On 14-08-2019 00:44, Bruce Kellett wrote:

You over-elaborate a simple schematic. My A(x) and B(x) are
simply the
amplitudes of the wave function at point x on the screen from the
two
slits. To get the intensity at x, you add the amplitudes and take
the
modulus squared -- you do not add the intensities from each slit
separately.

What matters is that you can get interference of the orthogonal
components in the superposition. Whether or not you do actually get

interference is not orthogonality before measurement, but after
measurement.
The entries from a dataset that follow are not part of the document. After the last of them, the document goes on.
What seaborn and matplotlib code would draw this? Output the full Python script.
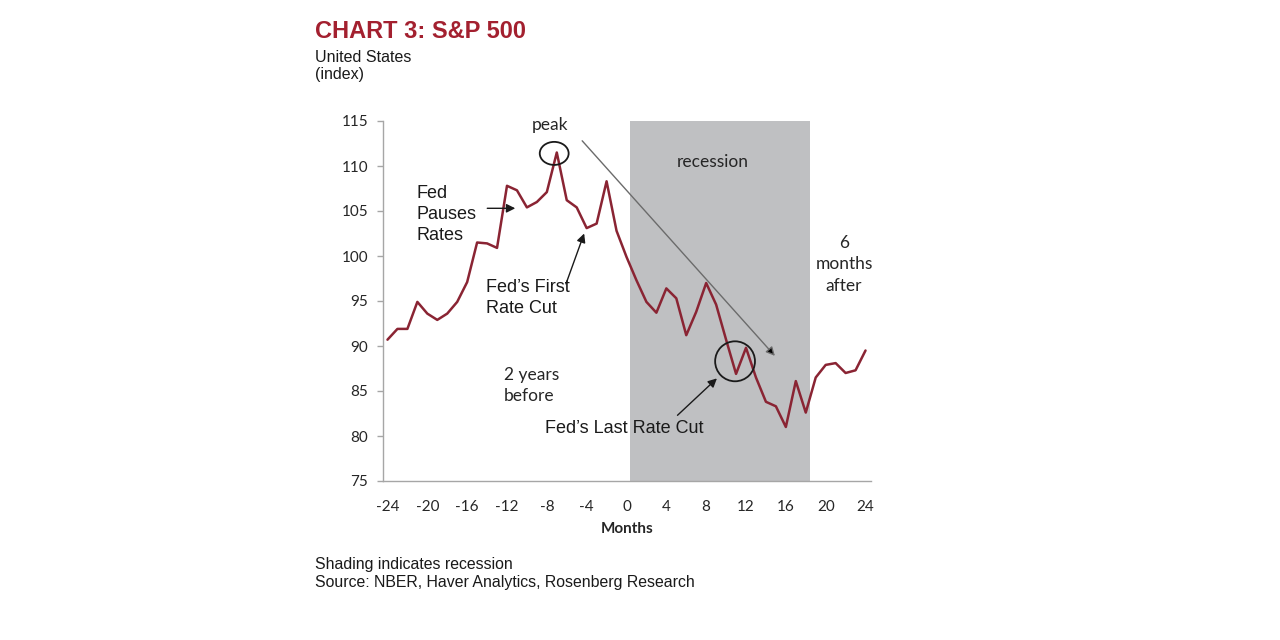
import matplotlib
matplotlib.use("Agg")
import matplotlib.pyplot as plt
from matplotlib.patches import Ellipse
import seaborn as sns
import pandas as pd

# ---- data ----
months = list(range(-24, 25))
sp500 = [90.7, 91.9, 91.9, 94.9, 93.6, 92.9, 93.6, 94.9, 97.1, 101.5,
         101.4, 100.9, 107.8, 107.3, 105.4, 106.0, 107.1, 111.5, 106.2, 105.4,
         103.1, 103.6, 108.3, 102.8, 99.9, 97.3, 94.9, 93.7, 96.4, 95.3,
         91.2, 93.8, 97.0, 94.6, 90.7, 86.9, 89.8, 86.5, 83.8, 83.3,
         81.0, 86.1, 82.6, 86.5, 87.9, 88.1, 87.0, 87.3, 89.5]
recession_start = 0.4
recession_end = 18.4
x_tick_labels = [-24, -20, -16, -12, -8, -4, 0, 4, 8, 12, 16, 20, 24]
y_ticks = [75, 80, 85, 90, 95, 100, 105, 110, 115]

df = pd.DataFrame({"Months": months, "Index": sp500})

sns.set_style("white")
ARIAL = ["Liberation Sans", "DejaVu Sans"]
CAL = ["Lato", "DejaVu Sans"]
plt.rcParams["font.family"] = CAL

fig = plt.figure(figsize=(12.8, 6.4), dpi=100)
ax = fig.add_axes([382.5 / 1280, 1 - 481 / 640, 488 / 1280, 360 / 640])

LINE = "#8A2433"
GRAY = "#A6A6A6"
TXT = "#262626"

ax.axvspan(recession_start, recession_end, color="#BFC0C2", lw=0, zorder=0)
sns.lineplot(data=df, x="Months", y="Index", ax=ax, color=LINE, linewidth=1.8, zorder=3)

ax.set_xlim(-24.5, 24.5)
ax.set_ylim(75, 115)
ax.set_xlabel("")
ax.set_ylabel("")
ax.set_xticks(x_tick_labels)
ax.set_xticklabels([str(v) for v in x_tick_labels])
ax.set_xticks([-24.5 + 2 * k for k in range(25)], minor=True)
ax.set_yticks(y_ticks)
ax.set_yticklabels([str(v) for v in y_ticks])
ax.tick_params(axis="x", which="major", length=0, pad=14, labelsize=11, labelcolor=TXT)
ax.tick_params(axis="x", which="minor", length=4, width=1, color=GRAY, direction="out")
ax.tick_params(axis="y", which="major", length=4, width=1, color=GRAY, pad=6.5,
               labelsize=11, labelcolor=TXT, direction="out", left=True)
for s in ["top", "right"]:
    ax.spines[s].set_visible(False)
for s in ["left", "bottom"]:
    ax.spines[s].set_color(GRAY)
    ax.spines[s].set_linewidth(1)
ax.grid(False)

# ---- annotations ----
ax.text(-7.66, 114.6, "peak", ha="center", va="center", fontsize=12.5, color=TXT, family=CAL)
ax.add_patch(Ellipse((-7.26, 111.4), 2.9, 2.56, fill=False, ec="#1a1a1a", lw=1.3, zorder=4))
ax.annotate("", xy=(14.9, 88.9), xytext=(-4.45, 112.8),
            arrowprops=dict(arrowstyle="-|>", ec="#6b6b6b", fc="black", lw=1.0,
                            mutation_scale=13, shrinkA=0, shrinkB=0), zorder=4)
ax.text(8.7, 110.4, "recession", ha="center", va="center", fontsize=12.5, color=TXT, family=CAL)
ax.text(21.85, 99.1, "6\nmonths\nafter", ha="center", va="center", fontsize=12.5,
        color=TXT, family=CAL, linespacing=1.42)
ax.text(-12.28, 85.6, "2 years\nbefore", ha="left", va="center", fontsize=12.5,
        color=TXT, family=CAL, linespacing=1.38)

ax.text(-21.1, 104.6, "Fed\nPauses\nRates", ha="left", va="center", fontsize=13,
        color="#1a1a1a", family=ARIAL, linespacing=1.32)
ax.annotate("", xy=(-11.17, 105.3), xytext=(-13.98, 105.3),
            arrowprops=dict(arrowstyle="-|>", color="#1a1a1a", lw=1.0,
                            mutation_scale=13, shrinkA=0, shrinkB=0))
ax.text(-14.08, 95.3, "Fed\u2019s First\nRate Cut", ha="left", va="center", fontsize=13,
        color="#1a1a1a", family=ARIAL, linespacing=1.32)
ax.annotate("", xy=(-4.25, 102.5), xytext=(-6.08, 96.9),
            arrowprops=dict(arrowstyle="-|>", color="#1a1a1a", lw=1.0,
                            mutation_scale=13, shrinkA=0, shrinkB=0))
ax.text(-8.15, 80.8, "Fed\u2019s Last Rate Cut", ha="left", va="center", fontsize=13,
        color="#1a1a1a", family=ARIAL)
ax.annotate("", xy=(9.08, 86.4), xytext=(5.12, 82.3),
            arrowprops=dict(arrowstyle="-|>", color="#1a1a1a", lw=1.0,
                            mutation_scale=13, shrinkA=0, shrinkB=0))
ax.add_patch(Ellipse((10.9, 88.3), 4.0, 4.44, fill=False, ec="#1a1a1a", lw=1.3, zorder=4))

# ---- figure texts ----
fig.text(315 / 1280, 1 - 31 / 640, "CHART 3: S&P 500", ha="left", va="center",
         fontsize=17, fontweight="bold", color="#A3202F", family=ARIAL)
fig.text(315 / 1280, 1 - 57 / 640, "United States", ha="left", va="center",
         fontsize=11.5, color="#1a1a1a", family=ARIAL)
fig.text(315 / 1280, 1 - 75 / 640, "(index)", ha="left", va="center",
         fontsize=11.5, color="#1a1a1a", family=ARIAL)
fig.text(627 / 1280, 1 - 529 / 640, "Months", ha="center", va="center",
         fontsize=11, fontweight="bold", color=TXT, family=CAL)
fig.text(315 / 1280, 1 - 565 / 640, "Shading indicates recession", ha="left", va="center",
         fontsize=11.4, color="#1a1a1a", family=ARIAL)
fig.text(315 / 1280, 1 - 582 / 640, "Source: NBER, Haver Analytics, Rosenberg Research",
         ha="left", va="center", fontsize=11.4, color="#1a1a1a", family=ARIAL)

fig.savefig("out.png", dpi=100)
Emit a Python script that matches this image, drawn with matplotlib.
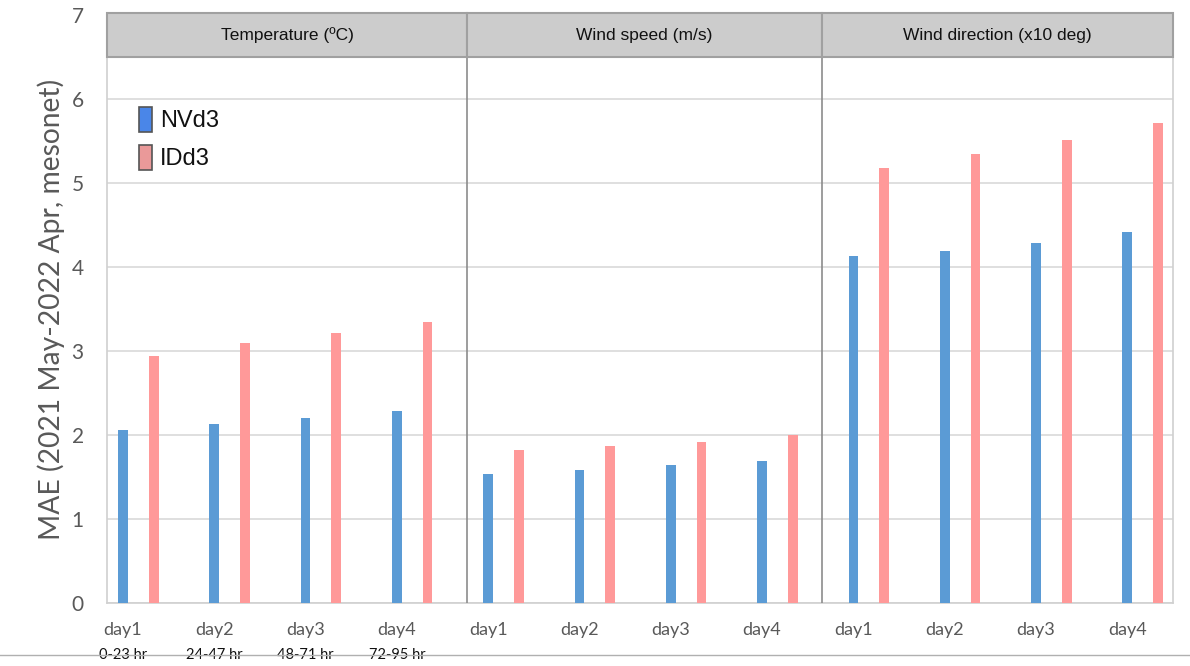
import matplotlib
matplotlib.use("Agg")
import matplotlib.pyplot as plt
from matplotlib.patches import Rectangle, Patch
from matplotlib.lines import Line2D
import matplotlib.transforms as mtransforms

# ---- data ----
panels = ["Temperature (\u00baC)", "Wind speed (m/s)", "Wind direction (x10 deg)"]
days = ["day1", "day2", "day3", "day4"]
hours = ["0-23 hr", "24-47 hr", "48-71 hr", "72-95 hr"]
series = ["NVd3", "IDd3"]
nvd3 = [2.06, 2.13, 2.20, 2.29,
        1.54, 1.58, 1.64, 1.69,
        4.13, 4.19, 4.28, 4.42]
idd3 = [2.94, 3.09, 3.21, 3.34,
        1.82, 1.87, 1.92, 2.00,
        5.18, 5.34, 5.51, 5.72]
yticks = [0, 1, 2, 3, 4, 5, 6, 7]

# ---- style ----
bar_blue = "#5B9BD5"
bar_pink = "#FF9999"
leg_blue = "#4A86E8"
leg_pink = "#EA9999"
grey_txt = "#595959"

W, H = 1190, 666
fig = plt.figure(figsize=(W / 100, H / 100), dpi=100)
ax = fig.add_axes([107.3 / W, 1 - 603 / H, (1172.7 - 107.3) / W, (603 - 15) / H])

n = len(nvd3)
xb = list(range(n))
off = 0.336
bw = 0.106
ax.bar(xb, nvd3, width=bw, color=bar_blue, zorder=3)
ax.bar([x + off for x in xb], idd3, width=bw, color=bar_pink, zorder=3)

ax.set_xlim(-0.172, 11.497)
ax.set_ylim(0, 7)
ax.set_yticks(yticks)
ax.set_yticklabels([str(t) for t in yticks], family="Lato", fontsize=15, color=grey_txt)
ax.tick_params(axis="y", length=0, pad=17)
ax.yaxis.grid(True, color="#d9d9d9", lw=1.2, zorder=0)
ax.set_axisbelow(True)

ax.set_xticks(xb)
ax.set_xticklabels(days * 3, family="Lato", fontsize=13, color=grey_txt)
ax.tick_params(axis="x", length=0, pad=14)

for s in ["top", "right", "left", "bottom"]:
    ax.spines[s].set_color("#d0d0d0")
    ax.spines[s].set_linewidth(1.2)

ax.set_ylabel("MAE (2021 May-2022 Apr, mesonet)", family="Lato", fontsize=20.3,
              color=grey_txt, labelpad=5)

# panel boundaries (in category units)
bounds = [-0.172, 3.764, 7.659, 11.497]
for b in bounds[1:-1]:
    ax.axvline(b, color="#8c8c8c", lw=1.2, zorder=4)

# header strips
for i, name in enumerate(panels):
    x0, x1 = bounds[i], bounds[i + 1]
    ax.add_patch(Rectangle((x0, 6.5), x1 - x0, 0.52, facecolor="#cccccc",
                           edgecolor="#a0a0a0", lw=1.5, zorder=5, clip_on=False))
    ax.text((x0 + x1) / 2, 6.76, name, ha="center", va="center",
            family="Liberation Sans", fontsize=12.5, color="#111111", zorder=6)

# hour-range labels under temperature days
trans = mtransforms.blended_transform_factory(ax.transData, ax.transAxes)
for i, h in enumerate(hours):
    ax.text(xb[i], -0.088, h, transform=trans, ha="center", va="center",
            family="Lato", fontsize=10.5, color="#111111")

# bottom rule
fig.add_artist(Line2D([0, 1], [1 - 655 / H, 1 - 655 / H], color="#b0b0b0", lw=1,
                      transform=fig.transFigure))

# legend
handles = [Patch(facecolor=leg_blue, edgecolor="#555555", lw=1.2, label=series[0]),
           Patch(facecolor=leg_pink, edgecolor="#555555", lw=1.2, label=series[1])]
leg = ax.legend(handles=handles, loc="upper left",
                bbox_to_anchor=(135 / W, 1 - 103 / H), bbox_transform=fig.transFigure,
                frameon=False, prop={"family": "Liberation Sans", "size": 17},
                handlelength=0.55, handleheight=1.25, labelspacing=0.55,
                handletextpad=0.35, borderpad=0.15, borderaxespad=0)
for t in leg.get_texts():
    t.set_color("#111111")

fig.savefig("out.png", dpi=100)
If the photons moving through the slits interact with
another system initially in some state |C> such that if the photon
moves
through slit A the state |C> changes to |D> while it changes to |E>
if
the photon moves through slit B, then the interference pattern will
be
the function Re[A(x)*B(x)<C|D>], this will become zero if |C> and
|D>
are orthogonal, which means that you still have a superposition of
two
orthogonal terms in the MWI sector where a photon lands on some
specific
spot on the screen. The system then has perfect which-way
information.

I don't think this quite works either. Look at it this way. Take |A>
as the wave function for going through slit A, and |B> the
corresponding wave function for going through slit B. The
superposition (|A> + |B>) is the wave function that propagates to the
screen. At the screen, the intensity is the square of this:
   (A| + |B>)(<A| + |B>) =  |A|^2 + |B|^2 + <A|B> + <B|A>,
and there is interference. This is because you have added together the
paths through each slit, but you don't know which slit was traversed,
so A and B are coherent.

If you now add a detector at the slits that registers L (for Left) if
A was traversed, and R (for Right) if B was traversed, the original
superposition becomes
   (|A>|L> + |B>|R>)
because the detector becomes entangled with the slit through which the
photon went. If we now go to the intensity at the screen, we obviously
get
   |A|^2 + |B|^2 + <A|B><L|R> + <B|A><R|L>
The detector states recording L or R for which slit the photon
traversed are orthogonal, <L|R> = <R|L> = 0, so  detecting which slit
the photon went through destroys the interference. If there is no
detection at the slits, the amplitudes are coherent, they are not
orthogonal, and there is interference.


<A|B> = 0 due to orthogonality (and this is preserved as the screen is approached as the state evolves in a unitary way), what we measure at the screen is <A|x><x|B> + <B|x><x|A> as a function of the position x on the screen. If we add up all the counts on the screens from all positions then the interference effect averages out to zero due to orthogonality, but that doesn't matter. We can still see fringes and peaks on the screen.